Source code of charts:
────

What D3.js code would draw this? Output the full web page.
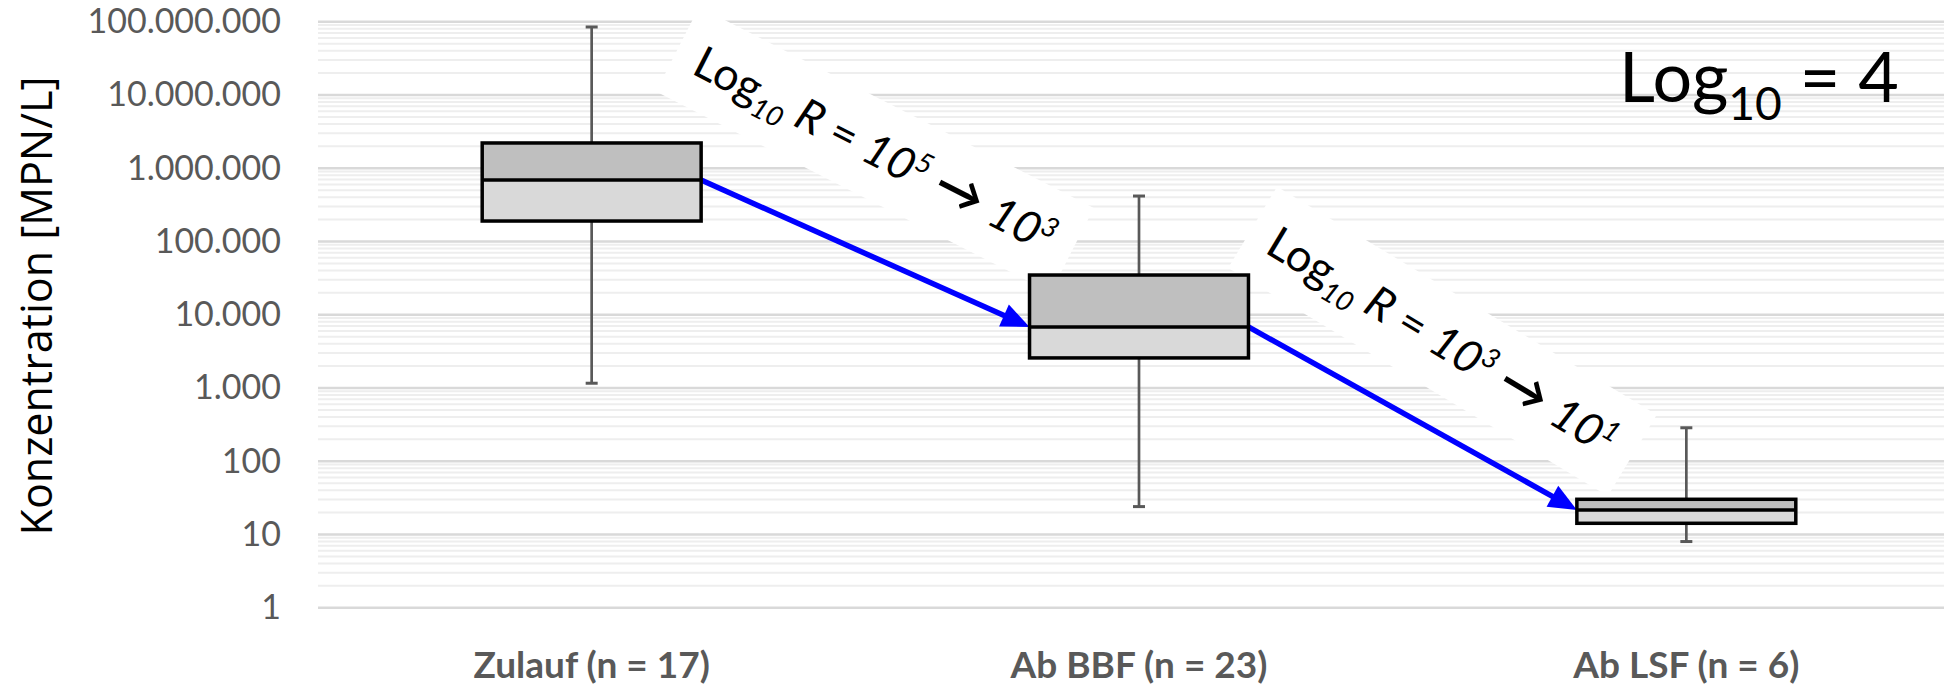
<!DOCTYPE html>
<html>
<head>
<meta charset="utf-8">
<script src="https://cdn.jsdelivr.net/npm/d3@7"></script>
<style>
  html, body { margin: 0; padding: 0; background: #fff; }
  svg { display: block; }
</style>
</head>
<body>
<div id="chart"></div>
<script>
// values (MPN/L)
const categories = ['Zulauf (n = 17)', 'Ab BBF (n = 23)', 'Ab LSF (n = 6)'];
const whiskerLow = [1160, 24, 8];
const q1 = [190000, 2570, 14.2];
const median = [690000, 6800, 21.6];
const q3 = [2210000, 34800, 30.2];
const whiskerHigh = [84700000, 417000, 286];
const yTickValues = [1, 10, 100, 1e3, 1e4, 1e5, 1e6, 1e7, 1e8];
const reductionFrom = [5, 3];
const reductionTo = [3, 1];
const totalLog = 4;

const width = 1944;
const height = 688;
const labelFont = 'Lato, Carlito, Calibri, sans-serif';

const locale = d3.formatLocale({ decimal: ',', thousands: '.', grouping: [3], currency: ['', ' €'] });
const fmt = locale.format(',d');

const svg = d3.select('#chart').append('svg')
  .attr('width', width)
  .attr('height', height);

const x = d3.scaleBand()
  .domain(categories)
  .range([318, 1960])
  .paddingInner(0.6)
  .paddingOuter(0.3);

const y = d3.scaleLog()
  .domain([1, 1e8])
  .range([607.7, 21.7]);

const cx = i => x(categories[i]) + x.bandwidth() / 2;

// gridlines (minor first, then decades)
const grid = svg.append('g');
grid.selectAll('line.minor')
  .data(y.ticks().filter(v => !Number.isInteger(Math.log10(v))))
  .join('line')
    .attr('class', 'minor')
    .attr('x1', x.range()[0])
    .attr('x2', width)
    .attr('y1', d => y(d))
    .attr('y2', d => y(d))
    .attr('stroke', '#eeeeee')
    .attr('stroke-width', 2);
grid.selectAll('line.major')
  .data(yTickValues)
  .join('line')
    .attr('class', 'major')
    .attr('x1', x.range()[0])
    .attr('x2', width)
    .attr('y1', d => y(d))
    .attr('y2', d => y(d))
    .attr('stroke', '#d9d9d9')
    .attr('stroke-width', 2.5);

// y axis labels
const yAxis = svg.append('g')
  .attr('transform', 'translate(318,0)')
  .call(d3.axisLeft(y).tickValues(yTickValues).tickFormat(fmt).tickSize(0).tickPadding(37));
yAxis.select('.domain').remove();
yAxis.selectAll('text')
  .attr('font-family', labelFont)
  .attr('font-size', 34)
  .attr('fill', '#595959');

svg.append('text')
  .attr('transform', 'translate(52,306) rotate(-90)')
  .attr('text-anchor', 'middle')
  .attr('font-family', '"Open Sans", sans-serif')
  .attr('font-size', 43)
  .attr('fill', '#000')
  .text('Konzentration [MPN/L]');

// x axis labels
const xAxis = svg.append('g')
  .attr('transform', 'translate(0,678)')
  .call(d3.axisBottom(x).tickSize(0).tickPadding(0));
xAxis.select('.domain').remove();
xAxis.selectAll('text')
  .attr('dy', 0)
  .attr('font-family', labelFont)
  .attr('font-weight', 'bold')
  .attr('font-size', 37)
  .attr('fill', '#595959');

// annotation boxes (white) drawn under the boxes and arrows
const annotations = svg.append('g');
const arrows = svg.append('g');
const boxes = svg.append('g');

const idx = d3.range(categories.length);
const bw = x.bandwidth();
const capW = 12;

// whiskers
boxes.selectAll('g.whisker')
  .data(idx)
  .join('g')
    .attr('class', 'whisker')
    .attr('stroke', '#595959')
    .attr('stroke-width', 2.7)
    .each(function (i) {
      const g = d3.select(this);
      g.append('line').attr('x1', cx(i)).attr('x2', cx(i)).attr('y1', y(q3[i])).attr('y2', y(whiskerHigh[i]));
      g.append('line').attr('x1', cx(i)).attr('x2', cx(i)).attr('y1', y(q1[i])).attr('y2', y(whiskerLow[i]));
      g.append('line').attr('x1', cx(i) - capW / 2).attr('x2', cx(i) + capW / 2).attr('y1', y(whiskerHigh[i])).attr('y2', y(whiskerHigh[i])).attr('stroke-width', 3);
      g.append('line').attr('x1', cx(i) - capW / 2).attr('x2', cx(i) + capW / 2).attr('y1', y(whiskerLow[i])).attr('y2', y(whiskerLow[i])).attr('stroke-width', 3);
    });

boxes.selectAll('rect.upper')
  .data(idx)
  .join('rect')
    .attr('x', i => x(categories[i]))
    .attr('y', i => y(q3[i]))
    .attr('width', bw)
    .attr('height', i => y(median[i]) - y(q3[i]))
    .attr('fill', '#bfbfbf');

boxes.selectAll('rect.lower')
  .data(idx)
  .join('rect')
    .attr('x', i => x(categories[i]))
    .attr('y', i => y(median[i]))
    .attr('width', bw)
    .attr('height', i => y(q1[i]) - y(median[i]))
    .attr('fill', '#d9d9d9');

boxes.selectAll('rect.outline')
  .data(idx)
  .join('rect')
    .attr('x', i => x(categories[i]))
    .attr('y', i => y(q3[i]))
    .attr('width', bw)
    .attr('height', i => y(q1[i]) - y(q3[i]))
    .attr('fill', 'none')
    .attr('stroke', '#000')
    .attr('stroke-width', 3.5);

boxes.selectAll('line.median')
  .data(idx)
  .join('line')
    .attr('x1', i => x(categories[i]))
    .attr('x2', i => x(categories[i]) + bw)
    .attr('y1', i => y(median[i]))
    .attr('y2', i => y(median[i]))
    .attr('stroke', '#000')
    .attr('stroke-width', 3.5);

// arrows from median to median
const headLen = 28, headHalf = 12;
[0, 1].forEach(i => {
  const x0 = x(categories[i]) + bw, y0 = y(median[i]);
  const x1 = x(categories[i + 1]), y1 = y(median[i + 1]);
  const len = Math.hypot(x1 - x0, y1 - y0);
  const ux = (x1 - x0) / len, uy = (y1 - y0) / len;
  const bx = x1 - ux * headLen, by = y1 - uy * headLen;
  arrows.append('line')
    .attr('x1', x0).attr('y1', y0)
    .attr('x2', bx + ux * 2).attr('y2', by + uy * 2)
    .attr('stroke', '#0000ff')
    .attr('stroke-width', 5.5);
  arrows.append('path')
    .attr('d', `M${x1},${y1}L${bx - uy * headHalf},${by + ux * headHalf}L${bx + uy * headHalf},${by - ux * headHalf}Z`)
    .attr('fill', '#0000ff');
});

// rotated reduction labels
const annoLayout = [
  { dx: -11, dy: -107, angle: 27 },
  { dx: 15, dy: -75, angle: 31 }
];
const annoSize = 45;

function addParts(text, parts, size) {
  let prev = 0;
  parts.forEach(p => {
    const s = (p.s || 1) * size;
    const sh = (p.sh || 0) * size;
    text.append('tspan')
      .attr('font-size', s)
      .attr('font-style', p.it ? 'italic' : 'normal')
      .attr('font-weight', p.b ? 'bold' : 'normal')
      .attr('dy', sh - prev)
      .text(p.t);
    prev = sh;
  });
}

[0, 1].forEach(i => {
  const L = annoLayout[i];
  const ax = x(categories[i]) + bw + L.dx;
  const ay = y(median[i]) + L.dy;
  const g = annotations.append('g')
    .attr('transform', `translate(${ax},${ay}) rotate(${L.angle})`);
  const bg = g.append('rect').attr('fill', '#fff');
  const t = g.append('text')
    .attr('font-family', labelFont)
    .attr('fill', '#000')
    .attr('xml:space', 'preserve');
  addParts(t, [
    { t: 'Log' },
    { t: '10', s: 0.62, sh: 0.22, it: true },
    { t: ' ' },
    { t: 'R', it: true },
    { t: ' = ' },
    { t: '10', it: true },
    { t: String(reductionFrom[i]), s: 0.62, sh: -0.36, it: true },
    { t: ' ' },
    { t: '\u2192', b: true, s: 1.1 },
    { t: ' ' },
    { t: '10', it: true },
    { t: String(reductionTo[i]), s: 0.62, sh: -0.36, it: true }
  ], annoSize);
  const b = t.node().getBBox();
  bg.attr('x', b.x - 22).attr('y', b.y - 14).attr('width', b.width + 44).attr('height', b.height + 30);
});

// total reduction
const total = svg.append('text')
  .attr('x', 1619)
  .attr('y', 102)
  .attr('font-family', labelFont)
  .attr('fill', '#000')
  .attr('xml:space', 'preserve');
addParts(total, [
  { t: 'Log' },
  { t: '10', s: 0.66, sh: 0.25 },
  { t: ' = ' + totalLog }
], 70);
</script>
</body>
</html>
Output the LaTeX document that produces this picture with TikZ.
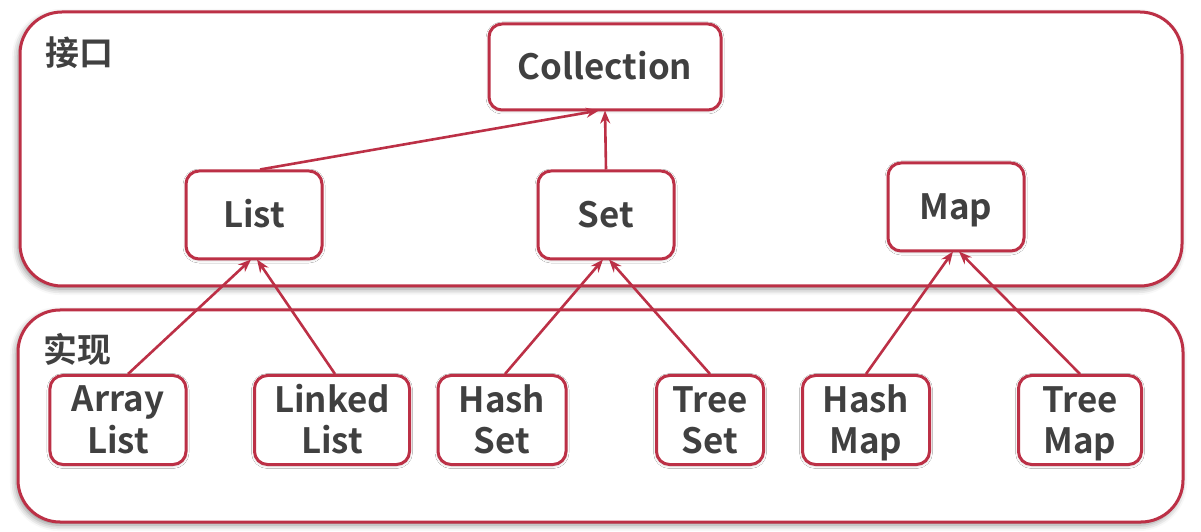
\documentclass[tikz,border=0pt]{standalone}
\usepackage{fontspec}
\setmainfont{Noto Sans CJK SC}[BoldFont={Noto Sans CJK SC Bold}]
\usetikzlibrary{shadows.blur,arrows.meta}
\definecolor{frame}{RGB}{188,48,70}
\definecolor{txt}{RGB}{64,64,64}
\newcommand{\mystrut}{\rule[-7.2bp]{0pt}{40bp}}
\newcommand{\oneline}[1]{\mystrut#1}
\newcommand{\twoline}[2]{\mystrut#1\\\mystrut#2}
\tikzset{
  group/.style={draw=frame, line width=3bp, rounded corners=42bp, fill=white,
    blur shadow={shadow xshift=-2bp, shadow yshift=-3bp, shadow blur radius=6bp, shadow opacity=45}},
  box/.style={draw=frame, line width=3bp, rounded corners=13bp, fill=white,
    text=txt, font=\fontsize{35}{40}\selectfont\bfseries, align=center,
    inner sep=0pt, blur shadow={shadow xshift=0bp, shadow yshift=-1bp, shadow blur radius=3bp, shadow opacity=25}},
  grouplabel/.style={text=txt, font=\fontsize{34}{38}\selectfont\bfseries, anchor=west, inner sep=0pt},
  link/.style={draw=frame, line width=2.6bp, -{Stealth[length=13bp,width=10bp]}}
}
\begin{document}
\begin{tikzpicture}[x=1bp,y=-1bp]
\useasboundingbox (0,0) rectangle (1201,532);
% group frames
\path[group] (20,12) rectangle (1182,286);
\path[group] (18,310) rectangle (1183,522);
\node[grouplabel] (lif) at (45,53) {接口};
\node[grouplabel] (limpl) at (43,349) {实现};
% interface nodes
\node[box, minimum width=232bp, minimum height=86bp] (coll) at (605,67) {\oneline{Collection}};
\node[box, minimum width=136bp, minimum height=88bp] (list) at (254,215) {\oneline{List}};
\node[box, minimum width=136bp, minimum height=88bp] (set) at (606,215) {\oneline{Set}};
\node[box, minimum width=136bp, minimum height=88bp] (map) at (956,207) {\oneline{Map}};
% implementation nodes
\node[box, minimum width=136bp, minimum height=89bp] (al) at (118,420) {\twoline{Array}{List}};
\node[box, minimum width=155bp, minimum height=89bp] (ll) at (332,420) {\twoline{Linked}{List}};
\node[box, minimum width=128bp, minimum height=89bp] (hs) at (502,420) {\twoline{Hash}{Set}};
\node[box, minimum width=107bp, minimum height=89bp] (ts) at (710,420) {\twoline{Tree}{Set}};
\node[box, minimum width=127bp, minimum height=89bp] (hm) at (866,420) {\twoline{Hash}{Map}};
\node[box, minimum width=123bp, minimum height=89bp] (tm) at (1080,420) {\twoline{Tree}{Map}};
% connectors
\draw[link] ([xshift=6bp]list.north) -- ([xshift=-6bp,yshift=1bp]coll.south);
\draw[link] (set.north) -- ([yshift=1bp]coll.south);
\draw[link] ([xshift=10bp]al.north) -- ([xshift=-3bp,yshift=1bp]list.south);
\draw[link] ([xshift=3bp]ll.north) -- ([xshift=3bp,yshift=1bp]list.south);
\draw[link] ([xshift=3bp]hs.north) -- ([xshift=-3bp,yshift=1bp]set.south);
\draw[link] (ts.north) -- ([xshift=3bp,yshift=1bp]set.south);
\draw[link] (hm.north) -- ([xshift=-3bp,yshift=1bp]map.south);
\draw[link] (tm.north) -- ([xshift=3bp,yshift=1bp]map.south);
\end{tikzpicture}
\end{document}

────

* EXERCISE OBJECTIVE:
Return the lines of the records that include the string "Output".

* ANSWER TO THIS TASK:
What D3.js code would draw this? Output the full web page.
Output the LaTeX document that produces this picture with TikZ.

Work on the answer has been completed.